Figure scripts

----

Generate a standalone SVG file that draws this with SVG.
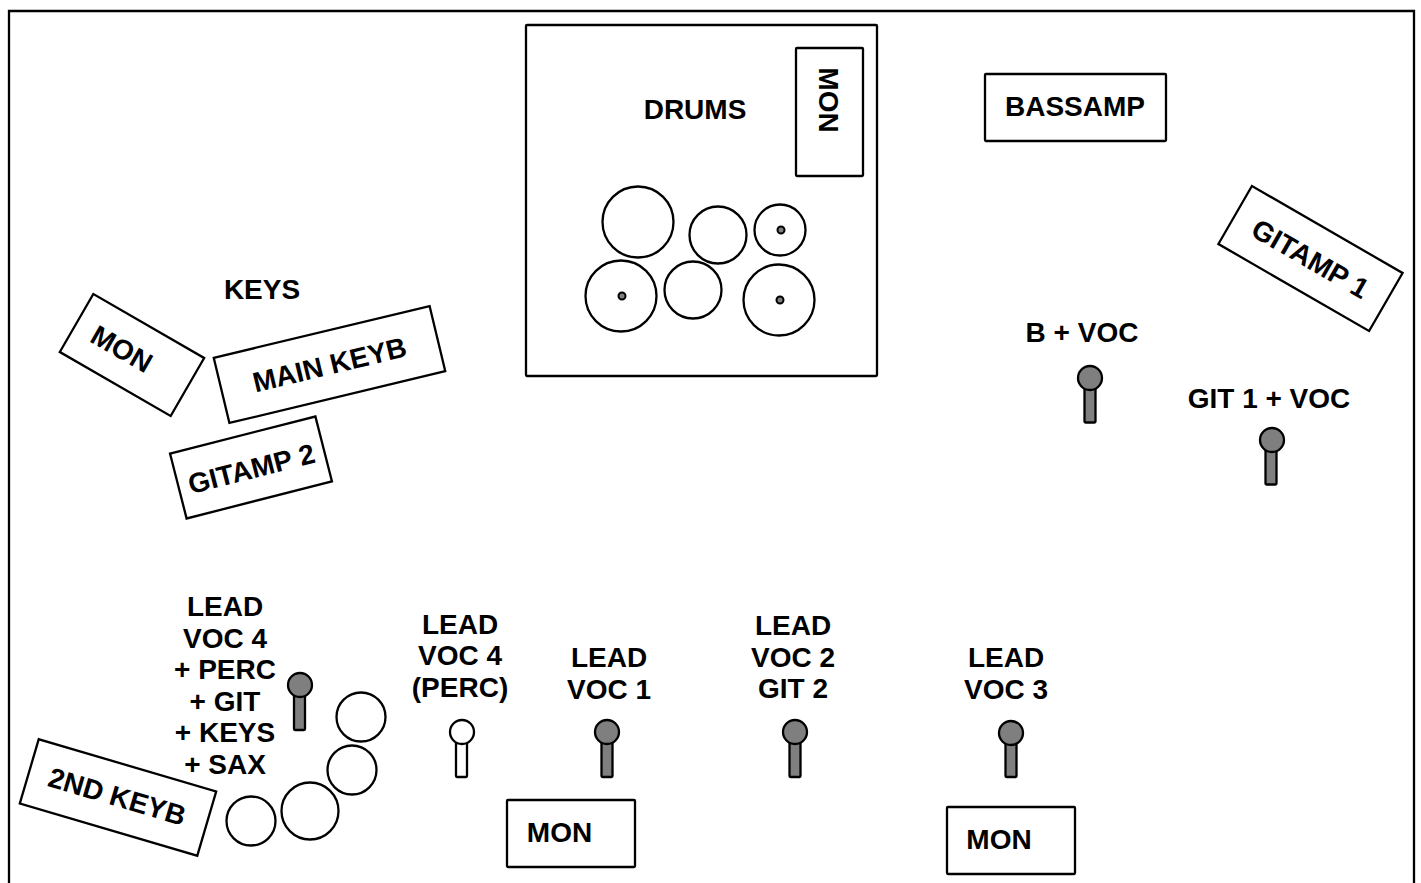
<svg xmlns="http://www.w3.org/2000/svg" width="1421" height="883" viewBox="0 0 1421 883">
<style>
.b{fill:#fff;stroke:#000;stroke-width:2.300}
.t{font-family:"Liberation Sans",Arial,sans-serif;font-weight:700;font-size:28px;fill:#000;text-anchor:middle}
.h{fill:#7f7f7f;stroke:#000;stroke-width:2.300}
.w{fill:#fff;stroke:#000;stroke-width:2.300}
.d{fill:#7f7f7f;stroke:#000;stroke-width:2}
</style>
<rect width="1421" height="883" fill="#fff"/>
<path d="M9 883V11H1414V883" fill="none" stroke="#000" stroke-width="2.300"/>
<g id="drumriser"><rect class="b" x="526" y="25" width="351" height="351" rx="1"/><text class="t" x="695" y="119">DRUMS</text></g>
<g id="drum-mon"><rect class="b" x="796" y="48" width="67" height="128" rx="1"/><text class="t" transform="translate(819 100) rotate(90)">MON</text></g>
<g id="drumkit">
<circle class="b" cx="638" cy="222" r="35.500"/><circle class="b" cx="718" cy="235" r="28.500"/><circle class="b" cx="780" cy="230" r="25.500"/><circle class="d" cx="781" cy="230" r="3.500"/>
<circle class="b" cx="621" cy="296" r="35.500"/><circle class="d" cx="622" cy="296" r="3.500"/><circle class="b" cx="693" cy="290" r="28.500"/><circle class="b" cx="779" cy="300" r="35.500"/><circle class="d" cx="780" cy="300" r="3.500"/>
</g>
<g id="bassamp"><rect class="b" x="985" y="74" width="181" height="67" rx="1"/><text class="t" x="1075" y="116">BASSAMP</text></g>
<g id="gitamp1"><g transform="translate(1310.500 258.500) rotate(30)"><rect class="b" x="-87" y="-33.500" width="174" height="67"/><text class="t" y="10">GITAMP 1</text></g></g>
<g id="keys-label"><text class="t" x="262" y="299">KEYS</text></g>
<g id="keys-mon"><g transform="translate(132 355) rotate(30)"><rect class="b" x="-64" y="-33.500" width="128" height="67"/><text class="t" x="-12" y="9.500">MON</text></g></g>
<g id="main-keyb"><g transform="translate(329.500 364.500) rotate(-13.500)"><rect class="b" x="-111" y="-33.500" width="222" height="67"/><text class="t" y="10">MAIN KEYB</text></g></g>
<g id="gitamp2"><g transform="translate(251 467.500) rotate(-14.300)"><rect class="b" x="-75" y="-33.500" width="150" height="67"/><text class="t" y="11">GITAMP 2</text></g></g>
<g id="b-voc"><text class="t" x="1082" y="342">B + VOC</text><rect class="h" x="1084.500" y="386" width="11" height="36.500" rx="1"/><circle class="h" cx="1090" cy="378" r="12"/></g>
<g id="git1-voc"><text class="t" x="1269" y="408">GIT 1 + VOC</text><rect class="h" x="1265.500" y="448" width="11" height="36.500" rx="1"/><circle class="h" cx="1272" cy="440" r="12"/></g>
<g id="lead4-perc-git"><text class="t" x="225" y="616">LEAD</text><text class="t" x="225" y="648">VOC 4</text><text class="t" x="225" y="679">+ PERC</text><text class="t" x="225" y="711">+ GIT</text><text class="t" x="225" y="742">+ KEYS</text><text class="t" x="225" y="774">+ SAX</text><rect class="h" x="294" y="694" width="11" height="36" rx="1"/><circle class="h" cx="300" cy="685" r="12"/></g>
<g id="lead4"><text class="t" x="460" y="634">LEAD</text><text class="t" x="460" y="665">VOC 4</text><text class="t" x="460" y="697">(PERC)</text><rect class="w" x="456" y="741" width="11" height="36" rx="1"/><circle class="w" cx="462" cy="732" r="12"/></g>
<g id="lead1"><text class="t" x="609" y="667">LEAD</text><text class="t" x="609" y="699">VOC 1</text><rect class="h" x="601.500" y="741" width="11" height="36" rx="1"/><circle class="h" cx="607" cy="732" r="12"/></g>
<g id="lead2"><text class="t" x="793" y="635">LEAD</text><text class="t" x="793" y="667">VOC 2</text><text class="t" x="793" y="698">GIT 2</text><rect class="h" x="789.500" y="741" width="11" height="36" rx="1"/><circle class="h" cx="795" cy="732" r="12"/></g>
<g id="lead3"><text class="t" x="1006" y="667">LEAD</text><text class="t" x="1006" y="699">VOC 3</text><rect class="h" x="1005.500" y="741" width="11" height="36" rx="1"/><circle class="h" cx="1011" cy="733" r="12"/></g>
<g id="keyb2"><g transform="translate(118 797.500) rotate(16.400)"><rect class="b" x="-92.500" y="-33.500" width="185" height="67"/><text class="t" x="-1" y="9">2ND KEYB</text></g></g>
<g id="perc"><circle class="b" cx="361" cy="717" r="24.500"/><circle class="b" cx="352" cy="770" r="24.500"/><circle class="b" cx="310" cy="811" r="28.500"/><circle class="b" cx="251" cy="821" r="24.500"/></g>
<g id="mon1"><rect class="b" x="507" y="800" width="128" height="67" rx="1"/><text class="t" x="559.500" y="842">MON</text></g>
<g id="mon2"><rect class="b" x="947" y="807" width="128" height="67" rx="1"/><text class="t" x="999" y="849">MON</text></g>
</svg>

----

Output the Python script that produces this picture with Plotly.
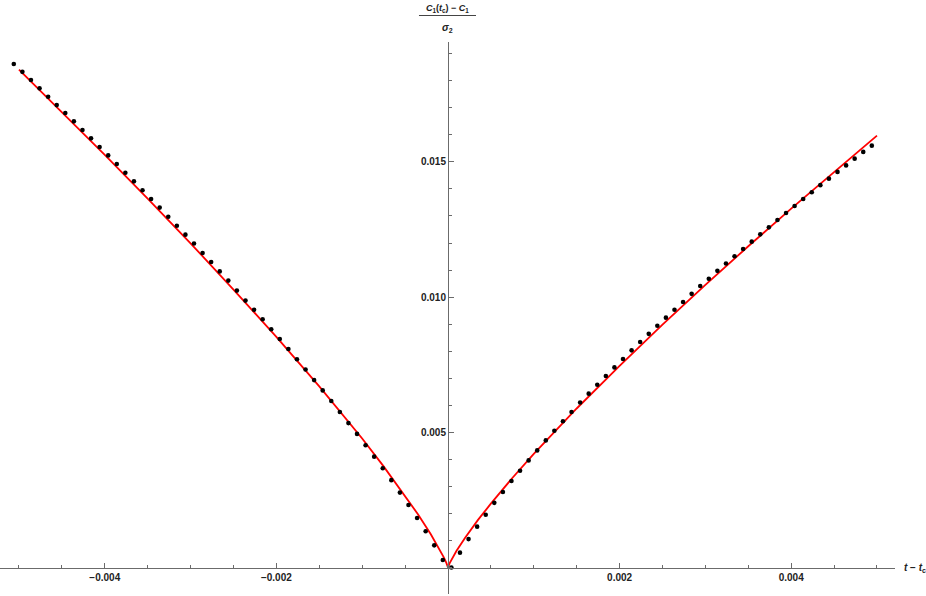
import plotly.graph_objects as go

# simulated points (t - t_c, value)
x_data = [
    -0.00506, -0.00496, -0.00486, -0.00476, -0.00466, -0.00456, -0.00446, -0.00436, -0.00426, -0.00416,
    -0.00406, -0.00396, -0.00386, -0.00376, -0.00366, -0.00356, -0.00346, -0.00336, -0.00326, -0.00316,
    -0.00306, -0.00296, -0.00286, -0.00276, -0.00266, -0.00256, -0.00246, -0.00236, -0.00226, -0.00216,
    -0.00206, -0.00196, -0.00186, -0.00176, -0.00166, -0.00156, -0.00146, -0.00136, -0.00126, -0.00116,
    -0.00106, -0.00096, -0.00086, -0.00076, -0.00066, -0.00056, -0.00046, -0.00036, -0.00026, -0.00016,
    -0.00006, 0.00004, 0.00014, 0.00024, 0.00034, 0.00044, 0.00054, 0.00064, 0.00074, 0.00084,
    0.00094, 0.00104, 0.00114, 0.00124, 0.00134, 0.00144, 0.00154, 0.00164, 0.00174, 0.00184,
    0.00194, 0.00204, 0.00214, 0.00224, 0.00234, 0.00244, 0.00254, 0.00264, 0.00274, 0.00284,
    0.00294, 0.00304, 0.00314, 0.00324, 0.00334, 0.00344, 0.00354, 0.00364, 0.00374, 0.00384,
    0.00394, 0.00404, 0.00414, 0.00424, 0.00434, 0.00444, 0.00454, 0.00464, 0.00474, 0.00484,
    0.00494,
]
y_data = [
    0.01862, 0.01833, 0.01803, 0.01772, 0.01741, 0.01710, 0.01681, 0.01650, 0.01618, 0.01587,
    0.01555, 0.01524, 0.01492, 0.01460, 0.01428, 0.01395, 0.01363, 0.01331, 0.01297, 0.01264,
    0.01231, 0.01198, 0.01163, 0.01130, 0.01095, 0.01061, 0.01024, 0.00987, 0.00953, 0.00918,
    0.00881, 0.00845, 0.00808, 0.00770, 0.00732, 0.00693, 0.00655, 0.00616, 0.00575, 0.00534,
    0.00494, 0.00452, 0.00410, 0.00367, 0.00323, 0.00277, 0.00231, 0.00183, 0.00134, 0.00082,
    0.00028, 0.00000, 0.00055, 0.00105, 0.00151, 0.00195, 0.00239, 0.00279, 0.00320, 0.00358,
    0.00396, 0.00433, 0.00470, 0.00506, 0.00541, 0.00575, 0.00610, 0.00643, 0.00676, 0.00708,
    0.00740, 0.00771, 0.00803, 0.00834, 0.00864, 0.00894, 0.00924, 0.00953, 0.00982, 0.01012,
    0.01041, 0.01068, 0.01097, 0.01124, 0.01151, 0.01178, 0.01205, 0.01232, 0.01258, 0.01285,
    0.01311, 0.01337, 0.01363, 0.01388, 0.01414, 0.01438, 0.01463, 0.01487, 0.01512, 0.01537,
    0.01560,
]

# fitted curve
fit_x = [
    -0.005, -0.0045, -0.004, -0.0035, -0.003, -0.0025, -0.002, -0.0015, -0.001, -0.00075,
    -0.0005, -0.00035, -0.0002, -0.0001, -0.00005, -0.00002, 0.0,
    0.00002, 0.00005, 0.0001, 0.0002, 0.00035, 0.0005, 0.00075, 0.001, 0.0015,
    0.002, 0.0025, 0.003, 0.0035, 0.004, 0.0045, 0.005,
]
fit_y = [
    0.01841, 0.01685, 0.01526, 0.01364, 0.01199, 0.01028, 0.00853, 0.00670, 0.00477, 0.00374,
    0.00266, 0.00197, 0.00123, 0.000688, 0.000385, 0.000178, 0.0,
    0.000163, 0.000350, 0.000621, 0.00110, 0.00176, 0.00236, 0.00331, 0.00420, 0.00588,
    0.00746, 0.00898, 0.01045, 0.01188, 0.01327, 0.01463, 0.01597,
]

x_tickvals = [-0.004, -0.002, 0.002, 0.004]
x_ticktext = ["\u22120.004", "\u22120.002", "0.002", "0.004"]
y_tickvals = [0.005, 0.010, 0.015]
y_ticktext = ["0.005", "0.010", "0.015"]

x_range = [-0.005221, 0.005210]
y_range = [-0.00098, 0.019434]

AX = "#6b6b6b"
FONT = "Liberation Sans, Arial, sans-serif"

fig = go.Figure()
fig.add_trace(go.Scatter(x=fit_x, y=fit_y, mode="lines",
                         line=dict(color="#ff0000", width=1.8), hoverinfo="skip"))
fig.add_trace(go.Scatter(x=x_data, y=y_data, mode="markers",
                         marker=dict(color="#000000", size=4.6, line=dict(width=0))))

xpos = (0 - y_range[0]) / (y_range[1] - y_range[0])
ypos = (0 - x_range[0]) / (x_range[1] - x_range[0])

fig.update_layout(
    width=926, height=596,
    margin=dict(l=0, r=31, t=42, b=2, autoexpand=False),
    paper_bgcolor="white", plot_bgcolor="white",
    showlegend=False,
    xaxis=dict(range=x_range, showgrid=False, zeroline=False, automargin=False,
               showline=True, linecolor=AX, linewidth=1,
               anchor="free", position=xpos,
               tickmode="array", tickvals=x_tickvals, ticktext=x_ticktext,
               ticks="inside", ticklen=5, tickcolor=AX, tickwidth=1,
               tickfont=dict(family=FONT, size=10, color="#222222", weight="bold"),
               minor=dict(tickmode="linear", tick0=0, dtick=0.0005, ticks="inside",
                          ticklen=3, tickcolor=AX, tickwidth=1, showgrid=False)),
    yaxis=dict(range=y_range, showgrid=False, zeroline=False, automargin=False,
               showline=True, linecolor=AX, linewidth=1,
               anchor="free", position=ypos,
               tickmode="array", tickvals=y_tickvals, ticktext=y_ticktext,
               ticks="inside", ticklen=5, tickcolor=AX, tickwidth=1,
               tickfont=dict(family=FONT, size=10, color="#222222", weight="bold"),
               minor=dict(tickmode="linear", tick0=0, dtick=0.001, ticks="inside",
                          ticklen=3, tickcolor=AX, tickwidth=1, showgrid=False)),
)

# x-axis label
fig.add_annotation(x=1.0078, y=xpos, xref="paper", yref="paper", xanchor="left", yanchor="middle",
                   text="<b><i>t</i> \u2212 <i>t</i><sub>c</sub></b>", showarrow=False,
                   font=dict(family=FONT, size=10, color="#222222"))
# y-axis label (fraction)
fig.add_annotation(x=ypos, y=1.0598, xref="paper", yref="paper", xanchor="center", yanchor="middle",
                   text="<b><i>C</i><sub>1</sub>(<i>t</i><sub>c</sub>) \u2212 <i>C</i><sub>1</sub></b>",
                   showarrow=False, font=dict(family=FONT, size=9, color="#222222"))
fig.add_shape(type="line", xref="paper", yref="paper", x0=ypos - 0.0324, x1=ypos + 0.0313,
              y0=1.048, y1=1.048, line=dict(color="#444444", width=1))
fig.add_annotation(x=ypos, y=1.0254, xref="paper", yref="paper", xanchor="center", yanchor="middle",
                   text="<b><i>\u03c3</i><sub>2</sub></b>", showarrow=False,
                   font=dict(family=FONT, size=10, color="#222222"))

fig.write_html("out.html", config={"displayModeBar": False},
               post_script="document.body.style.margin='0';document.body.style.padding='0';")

----

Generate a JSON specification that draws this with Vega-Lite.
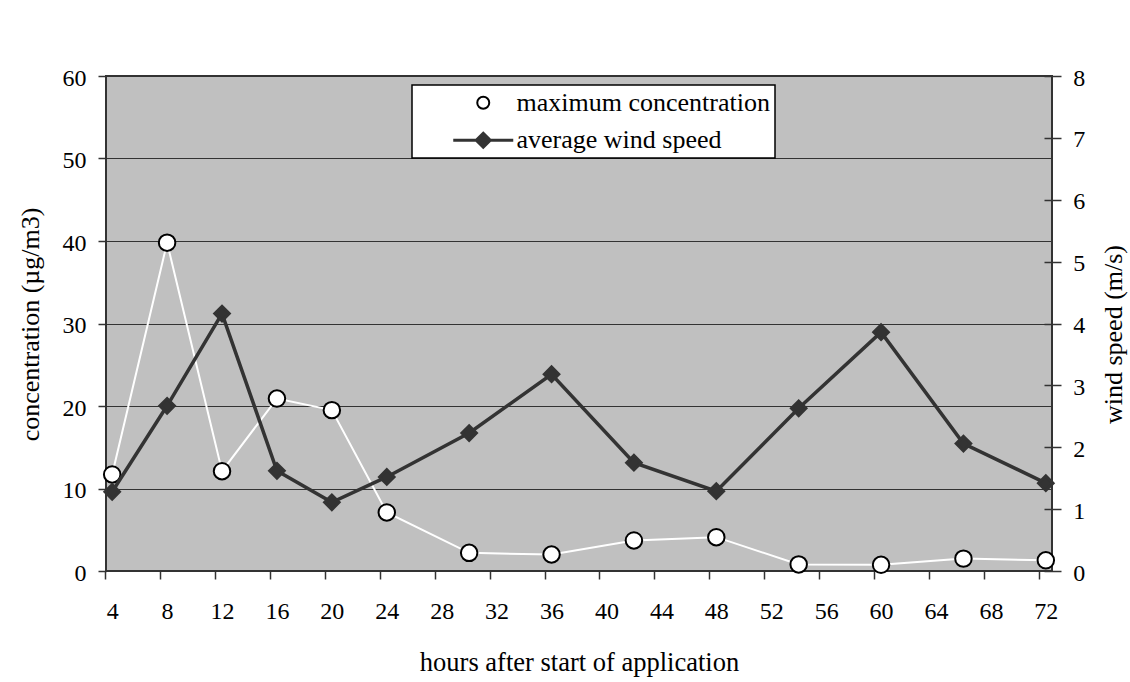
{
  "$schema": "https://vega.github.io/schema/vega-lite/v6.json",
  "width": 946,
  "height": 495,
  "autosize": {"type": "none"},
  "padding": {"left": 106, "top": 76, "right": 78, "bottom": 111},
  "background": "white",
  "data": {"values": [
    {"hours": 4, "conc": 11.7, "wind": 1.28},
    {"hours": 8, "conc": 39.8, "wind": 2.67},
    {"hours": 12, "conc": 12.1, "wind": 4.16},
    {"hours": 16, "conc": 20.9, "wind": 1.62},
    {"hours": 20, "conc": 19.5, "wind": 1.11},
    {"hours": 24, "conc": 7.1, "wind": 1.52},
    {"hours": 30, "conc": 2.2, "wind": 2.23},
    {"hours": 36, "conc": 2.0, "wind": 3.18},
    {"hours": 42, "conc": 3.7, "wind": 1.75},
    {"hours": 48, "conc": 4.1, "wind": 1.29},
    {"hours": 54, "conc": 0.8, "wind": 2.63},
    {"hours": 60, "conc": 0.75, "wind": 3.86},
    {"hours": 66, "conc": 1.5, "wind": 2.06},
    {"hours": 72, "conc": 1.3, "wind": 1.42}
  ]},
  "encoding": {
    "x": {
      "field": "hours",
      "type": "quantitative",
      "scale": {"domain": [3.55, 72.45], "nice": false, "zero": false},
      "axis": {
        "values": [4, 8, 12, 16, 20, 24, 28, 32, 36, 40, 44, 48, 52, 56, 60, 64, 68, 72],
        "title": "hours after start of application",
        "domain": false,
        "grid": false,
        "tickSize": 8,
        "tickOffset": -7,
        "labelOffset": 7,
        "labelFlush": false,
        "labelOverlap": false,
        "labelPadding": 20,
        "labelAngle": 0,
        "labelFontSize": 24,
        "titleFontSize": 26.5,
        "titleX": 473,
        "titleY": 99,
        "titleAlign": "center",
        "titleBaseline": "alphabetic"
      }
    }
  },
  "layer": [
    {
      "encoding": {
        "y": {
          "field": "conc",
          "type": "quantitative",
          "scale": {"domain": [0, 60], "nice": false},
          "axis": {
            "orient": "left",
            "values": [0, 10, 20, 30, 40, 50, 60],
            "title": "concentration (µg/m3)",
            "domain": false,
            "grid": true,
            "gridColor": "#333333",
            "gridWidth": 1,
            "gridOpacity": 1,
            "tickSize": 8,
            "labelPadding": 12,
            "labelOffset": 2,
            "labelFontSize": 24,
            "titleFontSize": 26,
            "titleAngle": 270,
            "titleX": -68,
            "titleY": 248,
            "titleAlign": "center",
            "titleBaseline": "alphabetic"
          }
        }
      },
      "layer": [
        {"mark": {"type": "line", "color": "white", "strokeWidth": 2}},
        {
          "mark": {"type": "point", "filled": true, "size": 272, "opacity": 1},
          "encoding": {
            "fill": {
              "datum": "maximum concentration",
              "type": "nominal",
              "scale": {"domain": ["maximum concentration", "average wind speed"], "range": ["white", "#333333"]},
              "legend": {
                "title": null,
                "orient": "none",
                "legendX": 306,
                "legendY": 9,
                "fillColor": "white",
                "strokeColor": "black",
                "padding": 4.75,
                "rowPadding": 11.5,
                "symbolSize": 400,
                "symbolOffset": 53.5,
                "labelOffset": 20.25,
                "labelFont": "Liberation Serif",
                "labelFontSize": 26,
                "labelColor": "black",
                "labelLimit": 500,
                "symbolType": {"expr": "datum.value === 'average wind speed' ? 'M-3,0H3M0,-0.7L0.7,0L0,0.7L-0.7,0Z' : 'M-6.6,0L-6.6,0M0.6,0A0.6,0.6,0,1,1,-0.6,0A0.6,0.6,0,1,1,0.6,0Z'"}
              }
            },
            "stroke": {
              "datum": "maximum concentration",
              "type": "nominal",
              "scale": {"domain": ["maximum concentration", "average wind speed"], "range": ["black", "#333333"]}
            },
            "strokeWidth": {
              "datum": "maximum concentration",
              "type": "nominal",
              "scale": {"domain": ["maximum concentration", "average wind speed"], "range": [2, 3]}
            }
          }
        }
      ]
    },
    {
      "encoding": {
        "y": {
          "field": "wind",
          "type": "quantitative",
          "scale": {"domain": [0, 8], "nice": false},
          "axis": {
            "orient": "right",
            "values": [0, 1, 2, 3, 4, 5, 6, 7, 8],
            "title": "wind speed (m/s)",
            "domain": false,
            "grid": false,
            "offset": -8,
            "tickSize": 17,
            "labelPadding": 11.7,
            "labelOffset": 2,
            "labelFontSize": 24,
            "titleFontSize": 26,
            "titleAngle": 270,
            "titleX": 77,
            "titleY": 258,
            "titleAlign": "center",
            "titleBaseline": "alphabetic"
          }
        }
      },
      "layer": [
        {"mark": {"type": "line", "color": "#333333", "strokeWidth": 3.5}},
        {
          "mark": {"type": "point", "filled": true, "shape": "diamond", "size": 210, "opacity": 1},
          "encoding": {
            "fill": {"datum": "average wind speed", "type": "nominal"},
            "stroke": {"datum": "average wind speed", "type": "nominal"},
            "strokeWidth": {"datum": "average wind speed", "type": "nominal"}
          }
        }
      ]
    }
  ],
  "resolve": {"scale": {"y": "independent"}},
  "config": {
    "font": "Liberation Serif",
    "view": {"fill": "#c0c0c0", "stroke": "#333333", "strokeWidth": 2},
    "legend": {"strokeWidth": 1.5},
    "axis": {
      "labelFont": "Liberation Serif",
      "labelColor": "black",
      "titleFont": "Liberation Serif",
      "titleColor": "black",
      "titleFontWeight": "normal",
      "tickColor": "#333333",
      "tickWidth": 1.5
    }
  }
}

----

_EXERCISE GOAL:_ Gather and copy every line of the data in which the string "that" is found.

_REPLY:_
Generate a standalone SVG file that draws this with SVG.
Output the Python script that produces this picture with Plotly.
Generate a JSON specification that draws this with Vega-Lite.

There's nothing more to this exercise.